— begin —
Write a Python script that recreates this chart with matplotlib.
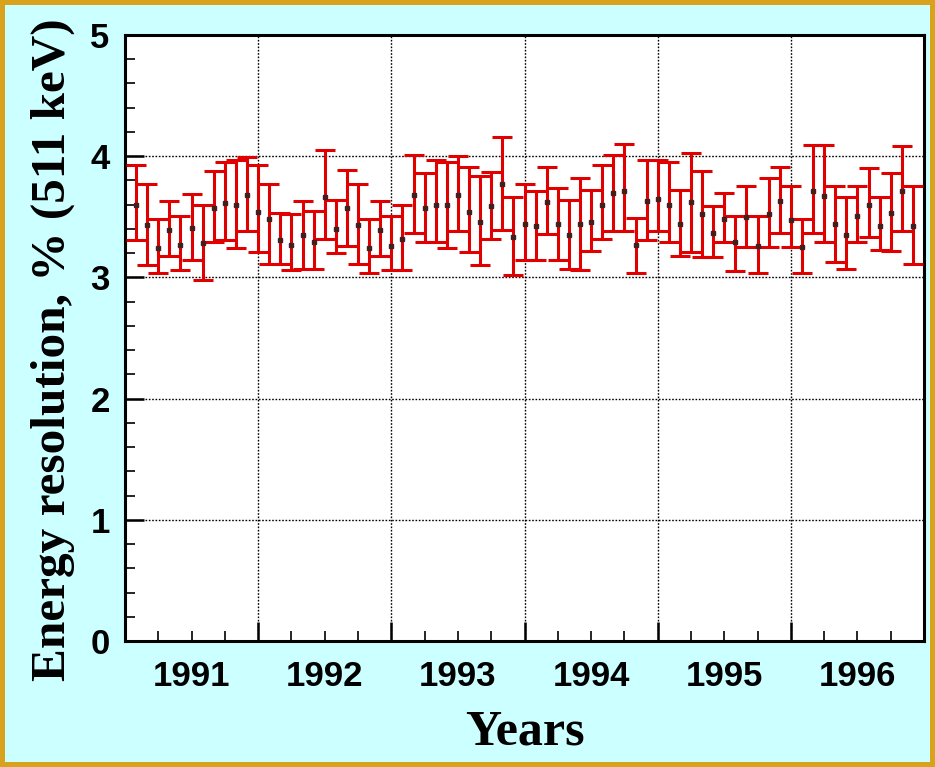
import numpy as np
import matplotlib

matplotlib.use("Agg")
import matplotlib.pyplot as plt
from matplotlib.ticker import MultipleLocator, NullFormatter

# monthly points, 1991 + k/12 for k = 1..71
month_index = list(range(1, 72))

resolution = [
    3.60, 3.43, 3.24, 3.39, 3.27, 3.41, 3.28, 3.57, 3.61, 3.60, 3.68, 3.54,
    3.48, 3.31, 3.27, 3.35, 3.29, 3.66, 3.40, 3.57, 3.43, 3.24, 3.39, 3.26,
    3.32, 3.68, 3.57, 3.60, 3.60, 3.68, 3.54, 3.46, 3.59, 3.77, 3.33, 3.44,
    3.42, 3.62, 3.44, 3.35, 3.44, 3.46, 3.60, 3.70, 3.71, 3.27, 3.63, 3.65,
    3.60, 3.44, 3.62, 3.52, 3.37, 3.48, 3.29, 3.50, 3.26, 3.52, 3.63, 3.47,
    3.25, 3.71, 3.67, 3.44, 3.35, 3.51, 3.60, 3.42, 3.53, 3.71, 3.42,
]
upper = [
    3.93, 3.77, 3.48, 3.63, 3.51, 3.69, 3.60, 3.88, 3.95, 3.97, 3.99, 3.93,
    3.77, 3.53, 3.52, 3.63, 3.55, 4.05, 3.64, 3.89, 3.77, 3.48, 3.63, 3.51,
    3.60, 4.01, 3.86, 3.97, 3.95, 4.00, 3.91, 3.84, 3.87, 4.16, 3.66, 3.77,
    3.71, 3.91, 3.74, 3.64, 3.82, 3.72, 3.93, 4.01, 4.10, 3.49, 3.97, 3.97,
    3.95, 3.72, 4.03, 3.88, 3.59, 3.70, 3.51, 3.75, 3.51, 3.82, 3.91, 3.75,
    3.48, 4.09, 4.09, 3.75, 3.66, 3.75, 3.90, 3.66, 3.86, 4.08, 3.75,
]
lower = [
    3.31, 3.10, 3.04, 3.18, 3.06, 3.14, 2.98, 3.29, 3.31, 3.24, 3.38, 3.21,
    3.11, 3.11, 3.06, 3.07, 3.07, 3.32, 3.20, 3.26, 3.11, 3.04, 3.18, 3.06,
    3.06, 3.37, 3.29, 3.29, 3.24, 3.38, 3.21, 3.10, 3.32, 3.39, 3.02, 3.14,
    3.14, 3.36, 3.14, 3.07, 3.06, 3.22, 3.32, 3.38, 3.38, 3.04, 3.31, 3.38,
    3.29, 3.18, 3.21, 3.17, 3.17, 3.29, 3.05, 3.25, 3.04, 3.25, 3.37, 3.25,
    3.04, 3.37, 3.29, 3.13, 3.07, 3.29, 3.33, 3.23, 3.22, 3.38, 3.11,
]

year_labels = ["1991", "1992", "1993", "1994", "1995", "1996"]

x = 1991 + np.array(month_index) / 12.0
y = np.array(resolution)
yerr = [y - np.array(lower), np.array(upper) - y]

fig = plt.figure(figsize=(9.35, 7.67), dpi=100, facecolor="#ccffff",
                 edgecolor="#d8a21c", linewidth=7)
ax = fig.add_axes([0.1337, 0.1643, 0.8546, 0.7901])
ax.set_facecolor("white")

ax.errorbar(x, y, yerr=yerr, fmt="s", color="#e00000", ecolor="#e00000",
            elinewidth=2.2, capsize=7, capthick=2.2,
            markersize=2.5, markerfacecolor="#402020", markeredgecolor="#402020",
            zorder=3)

ax.set_xlim(1991, 1997)
ax.set_ylim(0, 5)

# year boundaries: major ticks + grid, labels in the middle of each year
ax.xaxis.set_major_locator(MultipleLocator(1))
ax.xaxis.set_minor_locator(MultipleLocator(0.25))
ax.xaxis.set_major_formatter(NullFormatter())
ax.yaxis.set_major_locator(MultipleLocator(1))
ax.yaxis.set_minor_locator(MultipleLocator(0.2))

ax.grid(True, which="major", color="black", linestyle=(0, (1.2, 1.2)), linewidth=1.0)

for i, lab in enumerate(year_labels):
    ax.text(1991.5 + i, -0.16, lab, ha="center", va="top",
            fontsize=25, fontweight="bold", family="Liberation Sans")

ax.tick_params(axis="both", which="major", direction="in", length=14, width=1.8,
               top=False, right=False)
ax.tick_params(axis="both", which="minor", direction="in", length=7, width=1.2,
               top=False, right=False)
ax.tick_params(axis="y", labelsize=25, pad=11)
for t in ax.get_yticklabels():
    t.set_fontweight("bold")
    t.set_family("Liberation Sans")

for s in ax.spines.values():
    s.set_linewidth(2.2)

ax.set_xlabel("Years", fontsize=36, fontweight="bold", family="Liberation Serif",
              labelpad=46)
ax.set_ylabel("Energy resolution, % (511 keV)", fontsize=35.5, fontweight="bold",
              family="Liberation Serif")
ax.yaxis.set_label_coords(-0.063, 0.48)

fig.savefig("out.png", dpi=100, facecolor=fig.get_facecolor(),
            edgecolor=fig.get_edgecolor())
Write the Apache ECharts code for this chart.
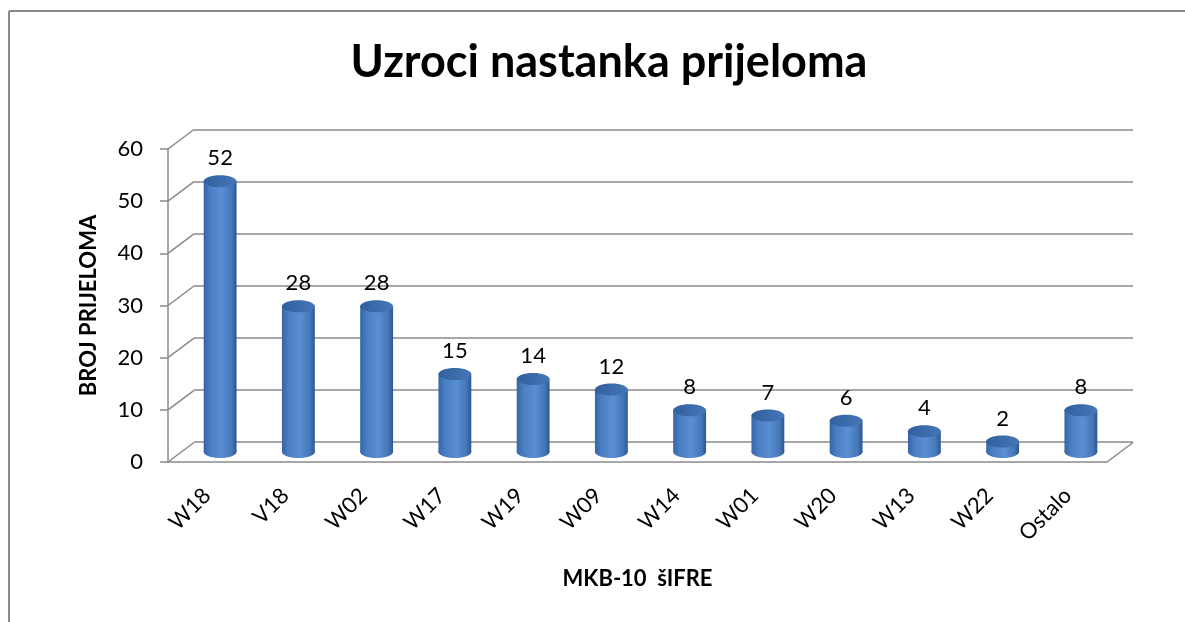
— end —
Written request >> Extract each line holding the string "chart".

Reply to the task >>
Write a Python script that recreates this chart with matplotlib.
Write the Apache ECharts code for this chart.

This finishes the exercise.